アバターはそのほか、様々な意思表示やコミュニケーションに用いられるほか、外見を操作することによってグループへの所属関係やアイデンティティを示すことにも用いられる(p.47)。こうした活動の中でもユニークなもののひとつに、ボディ・スワッピングと彼が呼ぶものが存在する。The Dreamscape上では頭と体が分離して扱われており、それぞれ購入することによって交換することができる。ボディ・スワッピングは、別に身体や頭を購入する代わりにグループで自分たちの体を交換し合うイベントであり、Taylorによれば「ジェンダーのあからさまな実験が正当な活動として見られる数少ない社会的空間のひとつ」である(p. 49)。

また、アバターはオンライン上で行われる様々な性的な活動にも用いられているが、公式に許可されていないことからそうした活動は非常に創造性に富んだ活動となっている。人々は本来そのためには用意されていないモーションを工夫して用いることで、性的な活動を行っているのである。Taylorはこのような「精巧かつ創造的な遊び」が行われる理由を、「この環境において喚起される経験とプレゼンスが強力だからである」とまとめる。

アバターはまた、アイデンティティの構築にも寄与している。
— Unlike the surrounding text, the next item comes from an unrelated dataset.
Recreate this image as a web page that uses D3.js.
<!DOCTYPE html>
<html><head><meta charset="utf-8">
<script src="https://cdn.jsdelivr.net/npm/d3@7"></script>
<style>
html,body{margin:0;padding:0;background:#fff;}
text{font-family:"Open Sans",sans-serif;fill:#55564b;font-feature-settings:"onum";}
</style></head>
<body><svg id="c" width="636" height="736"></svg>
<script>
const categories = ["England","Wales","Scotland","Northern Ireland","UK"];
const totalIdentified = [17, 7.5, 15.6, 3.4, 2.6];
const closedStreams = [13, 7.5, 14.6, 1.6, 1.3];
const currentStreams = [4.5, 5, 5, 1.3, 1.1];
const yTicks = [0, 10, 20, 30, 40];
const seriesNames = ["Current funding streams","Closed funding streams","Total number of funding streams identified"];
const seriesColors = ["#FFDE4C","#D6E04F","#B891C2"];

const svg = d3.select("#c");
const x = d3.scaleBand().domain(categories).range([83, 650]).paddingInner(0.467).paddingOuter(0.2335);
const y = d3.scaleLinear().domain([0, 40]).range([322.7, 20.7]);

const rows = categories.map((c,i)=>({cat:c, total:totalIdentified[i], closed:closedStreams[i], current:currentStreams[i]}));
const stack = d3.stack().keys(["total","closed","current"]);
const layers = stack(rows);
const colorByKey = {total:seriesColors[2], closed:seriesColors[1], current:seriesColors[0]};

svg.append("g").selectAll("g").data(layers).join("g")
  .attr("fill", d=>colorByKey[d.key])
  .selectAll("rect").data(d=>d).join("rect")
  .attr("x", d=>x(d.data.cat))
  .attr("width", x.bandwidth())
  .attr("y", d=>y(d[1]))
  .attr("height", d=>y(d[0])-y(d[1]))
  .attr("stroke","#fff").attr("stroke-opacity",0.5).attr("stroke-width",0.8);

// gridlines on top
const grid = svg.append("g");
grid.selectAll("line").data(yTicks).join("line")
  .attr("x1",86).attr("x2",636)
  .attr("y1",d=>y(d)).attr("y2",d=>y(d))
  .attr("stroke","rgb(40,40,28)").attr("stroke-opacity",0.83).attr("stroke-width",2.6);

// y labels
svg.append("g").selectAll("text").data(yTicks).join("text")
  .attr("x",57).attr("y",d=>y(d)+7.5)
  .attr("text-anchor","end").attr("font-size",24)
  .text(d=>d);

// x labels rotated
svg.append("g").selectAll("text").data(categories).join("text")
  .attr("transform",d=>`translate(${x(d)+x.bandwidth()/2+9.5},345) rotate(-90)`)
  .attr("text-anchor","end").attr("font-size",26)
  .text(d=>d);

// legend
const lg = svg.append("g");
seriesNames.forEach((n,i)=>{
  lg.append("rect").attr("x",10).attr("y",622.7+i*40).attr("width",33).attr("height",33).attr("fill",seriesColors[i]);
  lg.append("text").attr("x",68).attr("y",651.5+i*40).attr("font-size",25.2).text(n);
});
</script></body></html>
ユーザーは規定のアバターを使う中で自分と類似したアバターに出会うことで、少しずつアバターをカスタイマイズしオリジナルなものへとつくりあげていく。それはその他のユーザーに対して識別しやすくさせるという機能的な効果もあるがそこにはとどまらない。アバターは長い時間をかけてアイデンティティと結び付けられていくが、一度そうなると今度は変更したときに大きな違和感を伴うようになる。ユーザーの中には、アバターを物理的な世界における身体よりも自分らしい存在と感じるようになる人もおり、また、あえて距離をとり実験的にアバターを用いている人もいる。アバターの構築やロールプレイは、演じている自己を振り返ることによる一種の長期的な自己探求であり、自己の再構成ですらある(p. 56)。

アバターの構築をユーザーが熱心に行っているにも関わらず、「アバターにはある程度自律的である」という印象は一般的である(p. 56)。アバターはユーザーの外側に根を張っており、いくらコントロールしようとしてもその通りにはいかない。このように物理的な身体とデジタルな身体はそれぞれ自律しているが、この二つをどのように調停するのかということはユーザーにとって大きな課題である。アバターを自分自身の延長線上にあると感じるところから、自分とは異なると感じるところまで間を、ユーザーはしばしば行き来しているのである。
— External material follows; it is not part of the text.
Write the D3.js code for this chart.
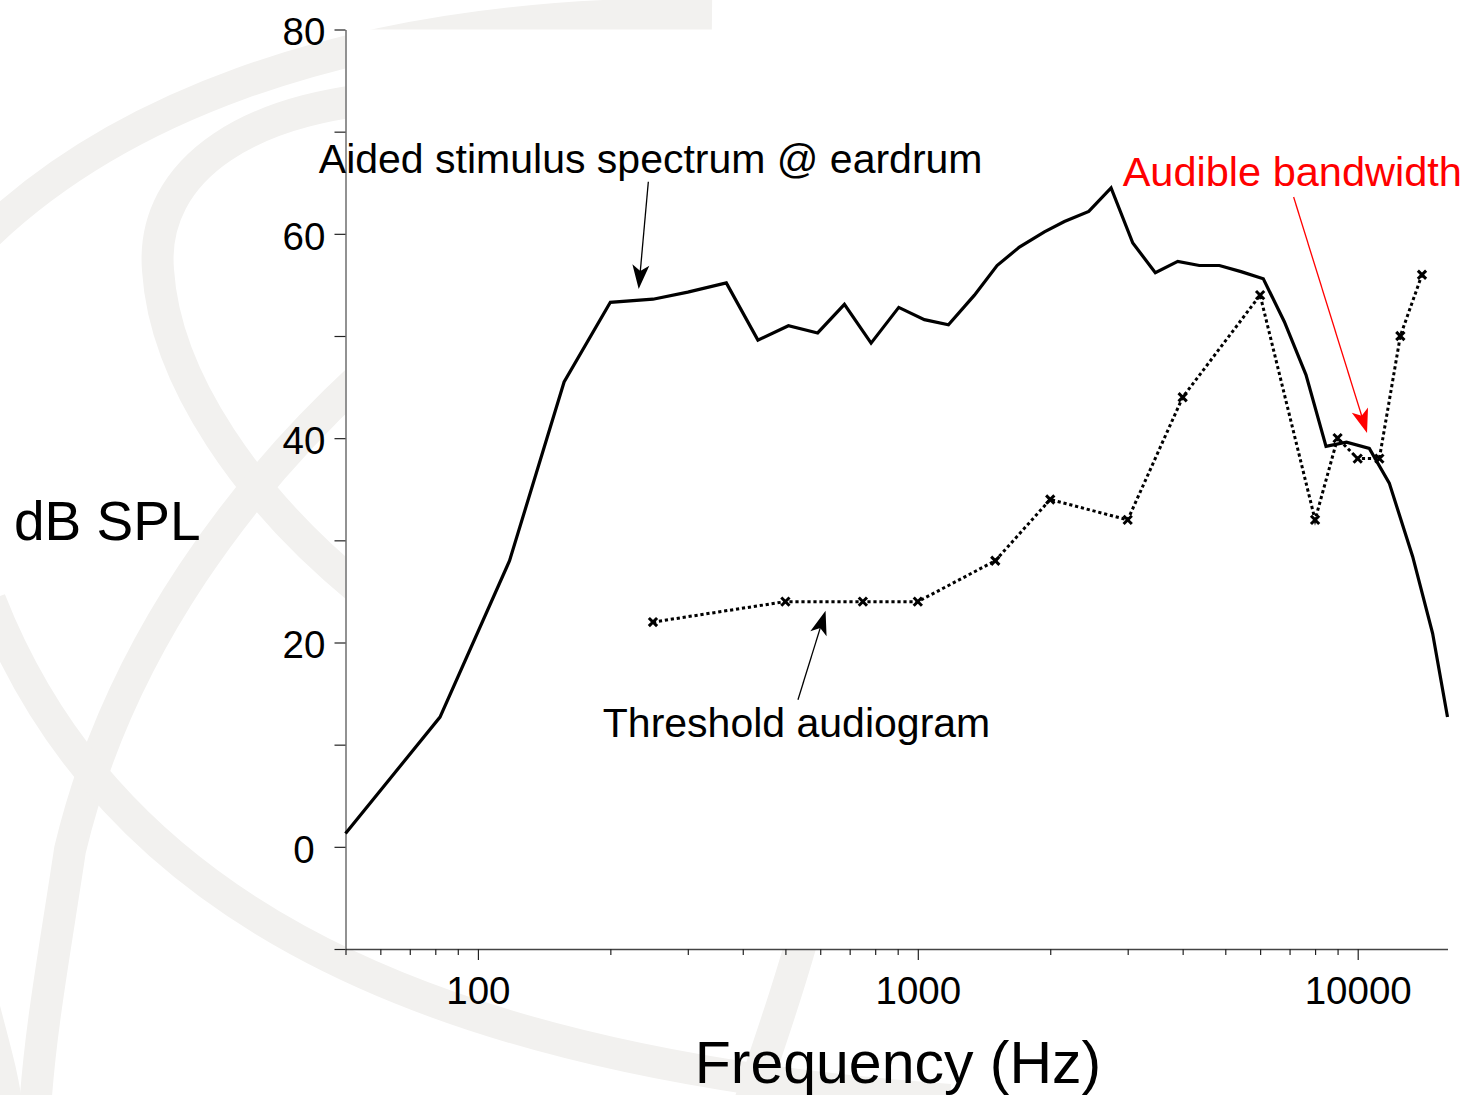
<!DOCTYPE html>
<html>
<head>
<meta charset="utf-8">
<script src="https://cdn.jsdelivr.net/npm/d3@7"></script>
<style>
  body { margin: 0; background: #fff; }
  svg { display: block; }
  text { font-family: "Liberation Sans", Arial, Helvetica, sans-serif; }
</style>
</head>
<body>
<svg id="chart" width="1468" height="1095"></svg>
<script>
// Aided stimulus spectrum at the eardrum: frequency (Hz) and level (dB SPL)
const spectrumFreq = [50, 82, 118, 157, 200, 250, 300, 367, 433, 508, 592, 681, 783, 905, 1035, 1174,
  1345, 1514, 1702, 1940, 2154, 2447, 2750, 3081, 3467, 3899, 4365, 4848, 5429, 6101, 6811, 7628,
  8472, 9430, 10627, 11797, 13336, 14800, 16000];
const spectrumLevel = [1.3, 12.7, 28.0, 45.5, 53.3, 53.6, 54.3, 55.2, 49.6, 51.0, 50.3, 53.1, 49.3, 52.8, 51.6, 51.1,
  54.0, 56.9, 58.7, 60.2, 61.2, 62.2, 64.5, 59.1, 56.2, 57.3, 56.9, 56.9, 56.3, 55.6, 51.4, 46.2,
  39.2, 39.6, 39.0, 35.6, 28.4, 20.9, 12.7];

// Threshold audiogram (extended high-frequency audiometry), dB SPL
const audiogramFreq = [250, 500, 750, 1000, 1500, 2000, 3000, 4000, 6000, 8000, 9000, 10000, 11200, 12500, 14000];
const audiogramLevel = [22, 24, 24, 24, 28, 34, 32, 44, 54, 32, 40, 38, 38, 50, 56];

// Axis ticks
const xLabelTicks = [100, 1000, 10000];
const yTicks = [-10, 0, 10, 20, 30, 40, 50, 60, 70, 80];
const yLabelTicks = [0, 20, 40, 60, 80];

// Annotations: text centre, arrow start and arrow tip in (Hz, dB SPL)
const annotationText = ["Aided stimulus spectrum @ eardrum", "Threshold audiogram", "Audible bandwidth"];
const annotationAt = [[247, 66.0], [530, 10.75], [7100, 64.7]];
const annotationSize = [41, 41, 41.5];
const arrowFrom = [[244, 65.1], [534, 14.4], [7150, 63.6]];
const arrowTo = [[232, 54.6], [617, 23.1], [10500, 40.5]];
const annotationColor = ["#000", "#000", "#ff0000"];

const svg = d3.select("#chart");
const W = 1468, H = 1095;
const plot = { left: 345.5, right: 1447.5, top: 29.5, bottom: 949 };

const x = d3.scaleLog().domain([50, 16000]).range([plot.left, plot.right]);
const y = d3.scaleLinear().domain([-10, 80]).range([plot.bottom, plot.top]);

// Background logo watermark (light grey swirls), covered by the plot area
const mark = svg.append("g").attr("fill", "none").attr("stroke", "#f2f1ef").attr("stroke-width", 32);
[
  "M -40,262 C 90,120 330,10 712,14",
  "M 420,96 C 250,100 150,170 158,270 C 165,380 250,500 360,590",
  "M 360,378 C 250,480 120,640 70,850 C 55,950 40,1030 35,1110",
  "M -10,600 C 100,880 380,1060 950,1100",
  "M 806,925 C 786,1000 766,1050 746,1115",
  "M -18,1000 C -8,1040 2,1070 8,1115"
].forEach(d => mark.append("path").attr("d", d));

// Plot area
svg.append("rect")
  .attr("x", plot.left).attr("y", plot.top)
  .attr("width", W - plot.left).attr("height", plot.bottom - plot.top)
  .attr("fill", "#fff");

// Y axis
const yAxis = svg.append("g")
  .attr("transform", `translate(${plot.left},0)`)
  .call(d3.axisLeft(y).tickValues(yTicks).tickSize(11).tickSizeOuter(0)
    .tickFormat(d => yLabelTicks.includes(d) ? String(d) : ""));
yAxis.select(".domain").attr("stroke", "#777").attr("stroke-width", 1.6);
yAxis.selectAll(".tick line").attr("stroke", "#222").attr("stroke-width", 1.2);
yAxis.selectAll(".tick text")
  .attr("x", -41.5).attr("dy", "0.4em")
  .attr("text-anchor", "middle")
  .attr("font-size", 38.5).attr("fill", "#000")
  .attr("font-family", "'Liberation Sans', Arial, sans-serif");

// X axis: decades labelled, 2..9 minor ticks
const xTicks = [];
for (let dec = 10; dec <= 10000; dec *= 10) {
  for (let m = 1; m <= 9; m++) {
    const v = m * dec;
    if (v >= 50 && v <= 16000) xTicks.push(v);
  }
}
const xAxis = svg.append("g")
  .attr("transform", `translate(0,${plot.bottom})`)
  .call(d3.axisBottom(x).tickValues(xTicks).tickSize(11).tickSizeOuter(0)
    .tickFormat(d => xLabelTicks.includes(d) ? String(d) : ""));
xAxis.select(".domain").attr("stroke", "#444").attr("stroke-width", 1.6);
xAxis.selectAll(".tick line")
  .attr("stroke", "#222").attr("stroke-width", 1.2)
  .attr("y2", d => xLabelTicks.includes(d) ? 11 : 6);
xAxis.selectAll(".tick text")
  .attr("y", 55).attr("dy", null)
  .attr("font-size", 38.5).attr("fill", "#000")
  .attr("font-family", "'Liberation Sans', Arial, sans-serif");

// Axis titles
svg.append("text")
  .attr("x", 14).attr("y", 540)
  .attr("font-size", 55).attr("fill", "#000")
  .text("dB SPL");
svg.append("text")
  .attr("x", (plot.left + plot.right) / 2 + 1.5).attr("y", 1083)
  .attr("text-anchor", "middle")
  .attr("font-size", 59).attr("fill", "#000")
  .text("Frequency (Hz)");

// Threshold audiogram: dotted line with x markers
const audiogram = audiogramFreq.map((f, i) => [f, audiogramLevel[i]]);
svg.append("path")
  .datum(audiogram)
  .attr("fill", "none").attr("stroke", "#000")
  .attr("stroke-width", 3).attr("stroke-dasharray", "3.2,2.8")
  .attr("d", d3.line().x(d => x(d[0])).y(d => y(d[1])));
svg.append("g").selectAll("path")
  .data(audiogram).join("path")
  .attr("transform", d => `translate(${x(d[0])},${y(d[1])})`)
  .attr("d", d3.symbol(d3.symbolX, 46))
  .attr("fill", "none").attr("stroke", "#000").attr("stroke-width", 3);

// Aided spectrum: solid line
const spectrum = spectrumFreq.map((f, i) => [f, spectrumLevel[i]]);
svg.append("path")
  .datum(spectrum)
  .attr("fill", "none").attr("stroke", "#000")
  .attr("stroke-width", 3.2).attr("stroke-linejoin", "miter")
  .attr("d", d3.line().x(d => x(d[0])).y(d => y(d[1])));

// Annotations with arrows
function arrowHead(x1, y1, x2, y2, len, half, notch) {
  const dx = x2 - x1, dy = y2 - y1, n = Math.hypot(dx, dy);
  const ux = dx / n, uy = dy / n, px = -uy, py = ux;
  const bx = x2 - ux * len, by = y2 - uy * len;
  const p = d3.path();
  p.moveTo(x2, y2);
  p.lineTo(bx + px * half, by + py * half);
  p.lineTo(x2 - ux * (len - notch), y2 - uy * (len - notch));
  p.lineTo(bx - px * half, by - py * half);
  p.closePath();
  return p.toString();
}

annotationText.forEach((t, i) => {
  const c = annotationColor[i];
  svg.append("text")
    .attr("x", x(annotationAt[i][0])).attr("y", y(annotationAt[i][1]))
    .attr("text-anchor", "middle")
    .attr("font-size", annotationSize[i]).attr("fill", c)
    .text(t);
  const x1 = x(arrowFrom[i][0]), y1 = y(arrowFrom[i][1]);
  const x2 = x(arrowTo[i][0]), y2 = y(arrowTo[i][1]);
  const dx = x2 - x1, dy = y2 - y1, n = Math.hypot(dx, dy);
  svg.append("line")
    .attr("x1", x1).attr("y1", y1)
    .attr("x2", x2 - dx / n * 16).attr("y2", y2 - dy / n * 16)
    .attr("stroke", c).attr("stroke-width", 1.3);
  svg.append("path")
    .attr("d", arrowHead(x1, y1, x2, y2, 24, 8.5, 6))
    .attr("fill", c);
});
</script>
</body>
</html>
Taylorによる本論考は、コミュニケーションや言説を中心に分析されてきた従来のヴァーチャル世界の研究に対し、アバターに注目することでより身体的な次元から考えることを可能にしたという点で重要である。ここで展開されている考察は、同じくグラフィカルな存在であるVRCにおけるアバターやその身体化を考えるうえで足がかりとなる部分が多い。
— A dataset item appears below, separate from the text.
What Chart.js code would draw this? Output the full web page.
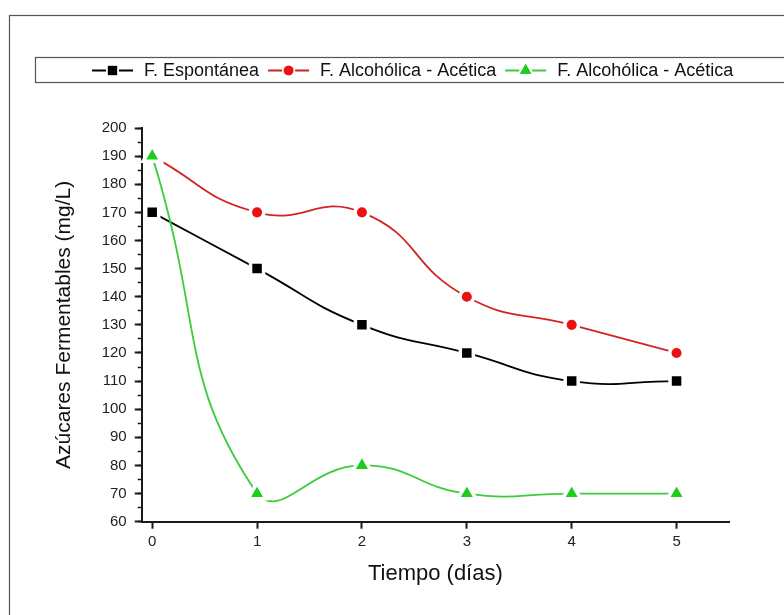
<!DOCTYPE html>
<html>
<head>
<meta charset="utf-8">
<script src="https://cdn.jsdelivr.net/npm/chart.js@4/dist/chart.umd.min.js"></script>
<style>
  html, body { margin: 0; padding: 0; background: #fff; }
  #wrap { width: 784px; height: 615px; position: relative; }
</style>
</head>
<body>
<div id="wrap"><canvas id="c" width="784" height="615"></canvas></div>
<script>
// ---- data ----
const dias = [0, 1, 2, 3, 4, 5];
const espontanea = [170, 150, 130, 120, 110, 110];
const alcoholicaRoja = [190, 170, 170, 140, 130, 120];
const alcoholicaVerde = [190, 70, 80, 70, 70, 70];
const seriesLabels = ['F. Espontánea', 'F. Alcohólica - Acética', 'F. Alcohólica - Acética'];
const xTicks = [0, 1, 2, 3, 4, 5];
const yTicks = [60, 70, 80, 90, 100, 110, 120, 130, 140, 150, 160, 170, 180, 190, 200];
const yMinorTicks = [60, 65, 70, 75, 80, 85, 90, 95, 100, 105, 110, 115, 120, 125, 130, 135, 140, 145, 150, 155, 160, 165, 170, 175, 180, 185, 190, 195, 200];
const xTitle = 'Tiempo (días)';
const yTitle = 'Azúcares Fermentables (mg/L)';

const FONT = "'Liberation Sans', Arial, sans-serif";
const pts = (ys) => dias.map((d, i) => ({x: d, y: ys[i]}));

const styles = [
  {line: '#000000', fill: '#000000', shape: 'rect', r: 9.2},
  {line: '#d02424', fill: '#ee1010', shape: 'circle', r: 6.8},
  {line: '#3ccc3c', fill: '#1ecc1e', shape: 'triangle', r: 10.5}
];

const frameAndLegend = {
  id: 'frameAndLegend',
  beforeDraw(chart) {
    const ctx = chart.ctx;
    ctx.save();
    ctx.fillStyle = '#fff';
    ctx.fillRect(0, 0, chart.width, chart.height);
    ctx.strokeStyle = '#555';
    ctx.lineWidth = 1.2;
    ctx.strokeRect(9.5, 15.5, 800, 700);
    ctx.strokeRect(35.5, 57.5, 780, 25);
    ctx.restore();
  },
  afterDraw(chart) {
    const ctx = chart.ctx;
    ctx.save();
    ctx.font = '18px ' + FONT;
    ctx.textBaseline = 'middle';
    const yMid = 70.5;
    let x = 92;
    chart.data.datasets.forEach((ds, i) => {
      const st = styles[i];
      ctx.strokeStyle = st.line;
      ctx.lineWidth = 2;
      ctx.beginPath();
      ctx.moveTo(x, yMid); ctx.lineTo(x + 14, yMid);
      ctx.moveTo(x + 27, yMid); ctx.lineTo(x + 41, yMid);
      ctx.stroke();
      ctx.fillStyle = st.fill;
      Chart.helpers.drawPoint(ctx, {pointStyle: st.shape, radius: st.shape === 'triangle' ? 6.5 : (st.shape === 'rect' ? 6.5 : 4.8), borderWidth: 0, rotation: 0}, x + 20.5, yMid);
      ctx.fill();
      ctx.fillStyle = '#111';
      ctx.fillText(ds.label, x + 52, yMid + 1);
      x += 52 + ctx.measureText(ds.label).width + 9;
    });
    ctx.restore();
  }
};

const axisColor = '#1a1a1a';

new Chart(document.getElementById('c'), {
  type: 'line',
  data: {
    datasets: [
      {label: seriesLabels[0], data: pts(espontanea), order: 3},
      {label: seriesLabels[1], data: pts(alcoholicaRoja), order: 2},
      {label: seriesLabels[2], data: pts(alcoholicaVerde), order: 1}
    ].map((d, i) => Object.assign(d, {
      borderColor: styles[i].line,
      backgroundColor: styles[i].fill,
      borderWidth: 1.8,
      tension: 0.5,
      pointStyle: styles[i].shape,
      pointRadius: styles[i].r,
      pointHoverRadius: styles[i].r,
      pointBackgroundColor: styles[i].fill,
      pointBorderColor: '#ffffff',
      pointBorderWidth: 3.5,
      fill: false,
      clip: false,
      xAxisID: 'x',
      yAxisID: 'y'
    }))
  },
  options: {
    responsive: false,
    animation: false,
    events: [],
    layout: {padding: {top: 128, right: 55, left: 0, bottom: 0}},
    plugins: {legend: {display: false}, tooltip: {enabled: false}},
    scales: {
      x: {
        type: 'linear',
        position: 'bottom',
        min: -0.1,
        max: 5.5,
        afterBuildTicks: (s) => { s.ticks = xTicks.map(v => ({value: v})); },
        afterFit: (s) => { s.height = 93.3; },
        grid: {drawOnChartArea: false, drawTicks: true, tickLength: 7, tickWidth: 2, tickColor: axisColor},
        border: {display: true, color: axisColor, width: 2},
        ticks: {font: {family: FONT, size: 15}, color: '#222', padding: 4, maxRotation: 0},
        title: {display: true, text: xTitle, font: {family: FONT, size: 22}, color: '#111', padding: {top: 0, bottom: 28}}
      },
      y: {
        type: 'linear',
        position: 'left',
        weight: 1,
        min: 60,
        max: 200,
        afterBuildTicks: (s) => { s.ticks = yTicks.map(v => ({value: v})); },
        afterFit: (s) => { s.width = 141.7; },
        grid: {drawOnChartArea: false, drawTicks: true, tickLength: 7, tickWidth: 2, tickColor: axisColor},
        border: {display: true, color: axisColor, width: 2},
        ticks: {font: {family: FONT, size: 15}, color: '#222', padding: 8},
        title: {display: true, text: yTitle, font: {family: FONT, size: 21}, color: '#111', padding: {top: 52, bottom: 0}}
      },
      yMinor: {
        type: 'linear',
        position: 'left',
        weight: 0,
        min: 60,
        max: 200,
        afterBuildTicks: (s) => { s.ticks = yMinorTicks.map(v => ({value: v})); },
        afterFit: (s) => { s.width = 0; },
        grid: {drawOnChartArea: false, drawTicks: true, tickLength: 4, tickWidth: 1.5, tickColor: axisColor},
        border: {display: false},
        ticks: {display: false}
      }
    }
  },
  plugins: [frameAndLegend]
});
</script>
</body>
</html>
一方、本論考はフィールドの報告に終始しており、先行研究との関連付けや概念の定義などにあいまいな点が見られる。特に本研究のサブタイトルともなっている「Embodiment」の定義が十分になされているとはいえない。ヴァーチャル世界をめぐっては多くの研究領域がそれぞれ異なった意味で「Embodiment」概念を用いており、今後取り扱っていくうえでは慎重になるべきと考える。

 

 

その他Taylorの著作:アバター・仮想世界関連(追記分)

  1. Taylor, T. L. “Life in Virtual Worlds: Plural Existence, Multimodalities, and Other Online Research Challenges.” American Behavioral Scientist 43, no. 3 (November 1999): 436–49. 
  2. Taylor, T. L. " Whose Game Is This Anyway?": Negotiating Corporate Ownership in a Virtual World. In: CGDC Conf. (2002).
  3. Taylor, T. L. "Intentional bodies: Virtual environments and the designers who shape them." International Journal of Engineering Education 19, no. 1 (2003): 25-34. 
  4. Taylor, T. L. "Power games just want to have fun?: instrumental play in a MMOG." In DiGRA Conference. (2003).
  5. Taylor, T. L. "The Social Design of Virtual Worlds: Construction the User and Communitiy Through Code" In M. Consalvo et. al. (eds), Internet Research Annual Volume 1: Selected Papers from the Association of Internet Researchers Conferences 2000-2002. New York: Peter Lang, (2004): 260-268. 
  6. Taylor, T. L. Play Between Worlds: Exploring Online Game Culture. The MIT Press, (2006).
  7. Taylor, T. L. "Pushing the borders: Player participation and game culture." Structures of participation in digital culture (2007): 112-131.
  8. Taylor, T. L. "Becoming a player: Networks, structure, and imagined futures." Beyond Barbie and Mortal Kombat: New perspectives on gender and gaming (2008): 51-66.
  9. Taylor, T.L. “The Assemblage of Play.” Games and Culture 4, no. 4 (October 2009): 331–39.

 特に、2006年の著作「Play Between Worlds」は幅広く参照されている古典の一つ。また、Callon, Latour, Woolgarらへの言及も目立ち、ANTの手法をゲーム研究へ導入することを試みた「The Assamblage of Play」も個人的には注目に値する。最近はesportsや、ゲームの実況などへとテーマを変えている模様。